Al Meridione serve il tempo pieno immediatamente: le classi pollaio si svuoterebbero e gli insegnati confinati al Nord tornerebbero
Il tempo pieno è un’esigenza per la Scuola del
Meridione: ce lo insegna il Nord, che ne ha fatto di necessità virtù. E’ una risorsa per gli alunni, che hanno
la possibilità di consolidare le competenze in cui risultano carenti; è una
ricchezza per la scuola che lo dispensa, perché permette a tutti gli alunni
pari opportunità di apprendimento, sanciti costituzionalmente. Il Sud non è
figlio di un dio minore e non s’inchina più davanti ai veti imposti dall’alto:
al Meridione serve il tempo pieno immediatamente, principalmente per combattere
la dispersione scolastica e smettere di emulare quotidianamente il ben noto “Io
speriamo che me la cavo”: maestri e professori, infatti, nelle zone a rischio
di marginalità sociale rincorrono gli alunni, al fine di trascinarli a scuola,
la cui obbligatorietà è salita a sedici anni.
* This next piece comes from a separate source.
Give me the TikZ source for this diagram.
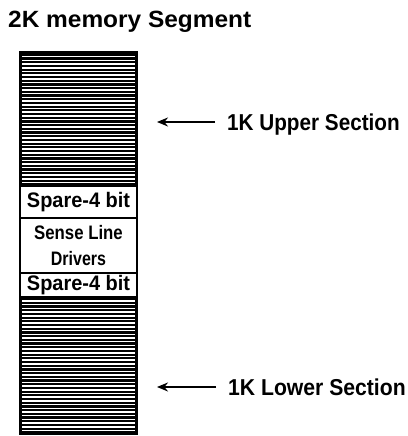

I quartieri più disagiati vivono
situazioni estremamente delicate: le ragazzine di appena quattordici anni
diventano prematuramente mamme di compagni diciassettenni e disoccupati. E,
anticipando la domanda di qualche benpensante, rispondo subito: “No! Non è
servito aumentare l’obbligo scolastico! L’abbandono al Meridione è ancora
troppo alto”. Il tempo pieno educherebbe tanti ragazzini borderline a
comprendere l’importanza dell’istruzione nella propria vita, sottraendoli alla
“strada”; diminuirebbe i disagi giovanili; diventerebbe una ricchezza
territoriale, perché una scuola che educa bene ha già vinto su tre fronti
essenziali: rispetto di se stessi, degli altri e del territorio. Non ci si
spiega come mai in Sicilia il tempo scuola prolungato tocchi soglie minime del
5%, mentre al Nord arriva al 75%. Meriterebbe, quindi, un po’ più d’attenzione
da parte della politica. E, infine, non lo si può più prestare ai giochi di
prestigio dei demagoghi di turno, i quali lo tirano fuori dal cassetto al
momento opportuno, per poi rigettarlo dentro e scordarsene; alle facili
promesse per la sua concretizzazione i
docenti del Sud non credono più: occorrono volontà, fondi d’investimento e
fiducia per la sua buona riuscita, da parte di chi presiede un Ministero
considerevole come il MIUR.
Il Comitato nosisvuotailsud lo ha ben illustrato
nel Piano di Rientro a tutte le compagini politiche e in ultimo alle OO.SS,
intervenute alla Tavola Rotonda del 2 Novembre c.m. Se si attuasse con
immediatezza, le classi pollaio si svuoterebbero, gli insegnati confinati al
Nord tornerebbero e si aprirebbero le porte a nuove assunzioni. La vecchia
storia che al Nord il tempo prolungato serve ai genitori che lavorano è una
menzogna! Anche nel Meridione tante povere famiglie che lavorano affidano i
figli ai nonni o alle scuole paritarie, impegnandole economicamente anche sul
fronte scolastico. Creare disuguaglianze sociali, soprattutto all’interno della
Scuola Italiana non fa onore a chi guida il Paese.
Nessun “Caro Ministro” da
parte dei Comitati Uniti del Sud, per chiedere pietosamente quanto spetta ad
alunni e genitori, poiché il tessuto docente specializzato sussiste in
abbondanza. Serve il coraggio a chi sta in alto di superare gli scogli
burocratici e finanziari e rendersi garante delle categorie che rappresenta.